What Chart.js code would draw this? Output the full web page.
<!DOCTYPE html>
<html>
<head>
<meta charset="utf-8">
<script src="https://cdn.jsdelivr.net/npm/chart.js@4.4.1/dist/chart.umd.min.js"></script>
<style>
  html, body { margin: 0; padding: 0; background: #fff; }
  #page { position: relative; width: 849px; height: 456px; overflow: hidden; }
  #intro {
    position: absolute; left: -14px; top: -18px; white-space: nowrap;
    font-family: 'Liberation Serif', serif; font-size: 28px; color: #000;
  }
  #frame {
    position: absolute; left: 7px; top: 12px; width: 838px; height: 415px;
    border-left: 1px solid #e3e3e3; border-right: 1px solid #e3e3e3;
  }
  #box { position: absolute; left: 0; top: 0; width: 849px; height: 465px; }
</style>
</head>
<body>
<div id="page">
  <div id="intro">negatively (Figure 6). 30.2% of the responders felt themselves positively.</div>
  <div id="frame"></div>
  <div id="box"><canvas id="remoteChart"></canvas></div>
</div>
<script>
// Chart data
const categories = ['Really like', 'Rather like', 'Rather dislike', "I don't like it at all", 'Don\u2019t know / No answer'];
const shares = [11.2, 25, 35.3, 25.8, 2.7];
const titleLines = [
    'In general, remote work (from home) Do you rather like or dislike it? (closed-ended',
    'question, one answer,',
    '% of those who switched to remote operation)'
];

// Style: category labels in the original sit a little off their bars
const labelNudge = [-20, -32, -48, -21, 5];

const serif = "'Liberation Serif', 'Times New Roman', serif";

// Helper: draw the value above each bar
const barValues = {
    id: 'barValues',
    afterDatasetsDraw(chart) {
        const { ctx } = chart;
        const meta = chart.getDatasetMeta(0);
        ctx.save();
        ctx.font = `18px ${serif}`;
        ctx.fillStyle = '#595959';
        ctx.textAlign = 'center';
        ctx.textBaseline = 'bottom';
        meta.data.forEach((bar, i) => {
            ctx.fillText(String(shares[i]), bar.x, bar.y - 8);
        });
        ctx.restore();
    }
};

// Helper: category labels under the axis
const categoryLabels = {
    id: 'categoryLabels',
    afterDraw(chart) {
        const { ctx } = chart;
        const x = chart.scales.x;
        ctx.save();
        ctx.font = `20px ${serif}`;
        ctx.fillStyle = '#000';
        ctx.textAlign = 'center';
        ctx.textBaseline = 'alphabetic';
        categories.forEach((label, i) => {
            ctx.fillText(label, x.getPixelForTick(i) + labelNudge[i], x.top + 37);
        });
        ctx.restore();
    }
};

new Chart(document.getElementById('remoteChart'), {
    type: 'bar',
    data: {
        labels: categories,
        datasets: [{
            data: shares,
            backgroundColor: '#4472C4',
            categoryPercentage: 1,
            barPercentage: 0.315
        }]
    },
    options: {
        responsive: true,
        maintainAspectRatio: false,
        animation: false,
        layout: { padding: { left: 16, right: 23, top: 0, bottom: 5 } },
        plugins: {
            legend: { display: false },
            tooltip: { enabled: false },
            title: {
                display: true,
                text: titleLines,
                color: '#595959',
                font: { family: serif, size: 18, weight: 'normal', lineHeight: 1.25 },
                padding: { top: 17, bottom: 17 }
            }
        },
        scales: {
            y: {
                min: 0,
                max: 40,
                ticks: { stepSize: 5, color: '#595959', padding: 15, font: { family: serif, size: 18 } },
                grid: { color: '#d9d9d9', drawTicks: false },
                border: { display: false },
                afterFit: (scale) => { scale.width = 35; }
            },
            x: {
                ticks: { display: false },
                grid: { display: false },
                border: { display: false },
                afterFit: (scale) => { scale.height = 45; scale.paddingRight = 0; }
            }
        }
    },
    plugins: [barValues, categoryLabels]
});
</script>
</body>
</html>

The request
Write out the material exactly as given.

Answer to the problem
What Chart.js code would draw this? Output the full web page.
<!DOCTYPE html>
<html>
<head>
<meta charset="utf-8">
<script src="https://cdn.jsdelivr.net/npm/chart.js@4.4.1/dist/chart.umd.min.js"></script>
<style>
  html, body { margin: 0; padding: 0; background: #fff; }
  #page { position: relative; width: 849px; height: 456px; overflow: hidden; }
  #intro {
    position: absolute; left: -14px; top: -18px; white-space: nowrap;
    font-family: 'Liberation Serif', serif; font-size: 28px; color: #000;
  }
  #frame {
    position: absolute; left: 7px; top: 12px; width: 838px; height: 415px;
    border-left: 1px solid #e3e3e3; border-right: 1px solid #e3e3e3;
  }
  #box { position: absolute; left: 0; top: 0; width: 849px; height: 465px; }
</style>
</head>
<body>
<div id="page">
  <div id="intro">negatively (Figure 6). 30.2% of the responders felt themselves positively.</div>
  <div id="frame"></div>
  <div id="box"><canvas id="remoteChart"></canvas></div>
</div>
<script>
// Chart data
const categories = ['Really like', 'Rather like', 'Rather dislike', "I don't like it at all", 'Don\u2019t know / No answer'];
const shares = [11.2, 25, 35.3, 25.8, 2.7];
const titleLines = [
    'In general, remote work (from home) Do you rather like or dislike it? (closed-ended',
    'question, one answer,',
    '% of those who switched to remote operation)'
];

// Style: category labels in the original sit a little off their bars
const labelNudge = [-20, -32, -48, -21, 5];

const serif = "'Liberation Serif', 'Times New Roman', serif";

// Helper: draw the value above each bar
const barValues = {
    id: 'barValues',
    afterDatasetsDraw(chart) {
        const { ctx } = chart;
        const meta = chart.getDatasetMeta(0);
        ctx.save();
        ctx.font = `18px ${serif}`;
        ctx.fillStyle = '#595959';
        ctx.textAlign = 'center';
        ctx.textBaseline = 'bottom';
        meta.data.forEach((bar, i) => {
            ctx.fillText(String(shares[i]), bar.x, bar.y - 8);
        });
        ctx.restore();
    }
};

// Helper: category labels under the axis
const categoryLabels = {
    id: 'categoryLabels',
    afterDraw(chart) {
        const { ctx } = chart;
        const x = chart.scales.x;
        ctx.save();
        ctx.font = `20px ${serif}`;
        ctx.fillStyle = '#000';
        ctx.textAlign = 'center';
        ctx.textBaseline = 'alphabetic';
        categories.forEach((label, i) => {
            ctx.fillText(label, x.getPixelForTick(i) + labelNudge[i], x.top + 37);
        });
        ctx.restore();
    }
};

new Chart(document.getElementById('remoteChart'), {
    type: 'bar',
    data: {
        labels: categories,
        datasets: [{
            data: shares,
            backgroundColor: '#4472C4',
            categoryPercentage: 1,
            barPercentage: 0.315
        }]
    },
    options: {
        responsive: true,
        maintainAspectRatio: false,
        animation: false,
        layout: { padding: { left: 16, right: 23, top: 0, bottom: 5 } },
        plugins: {
            legend: { display: false },
            tooltip: { enabled: false },
            title: {
                display: true,
                text: titleLines,
                color: '#595959',
                font: { family: serif, size: 18, weight: 'normal', lineHeight: 1.25 },
                padding: { top: 17, bottom: 17 }
            }
        },
        scales: {
            y: {
                min: 0,
                max: 40,
                ticks: { stepSize: 5, color: '#595959', padding: 15, font: { family: serif, size: 18 } },
                grid: { color: '#d9d9d9', drawTicks: false },
                border: { display: false },
                afterFit: (scale) => { scale.width = 35; }
            },
            x: {
                ticks: { display: false },
                grid: { display: false },
                border: { display: false },
                afterFit: (scale) => { scale.height = 45; scale.paddingRight = 0; }
            }
        }
    },
    plugins: [barValues, categoryLabels]
});
</script>
</body>
</html>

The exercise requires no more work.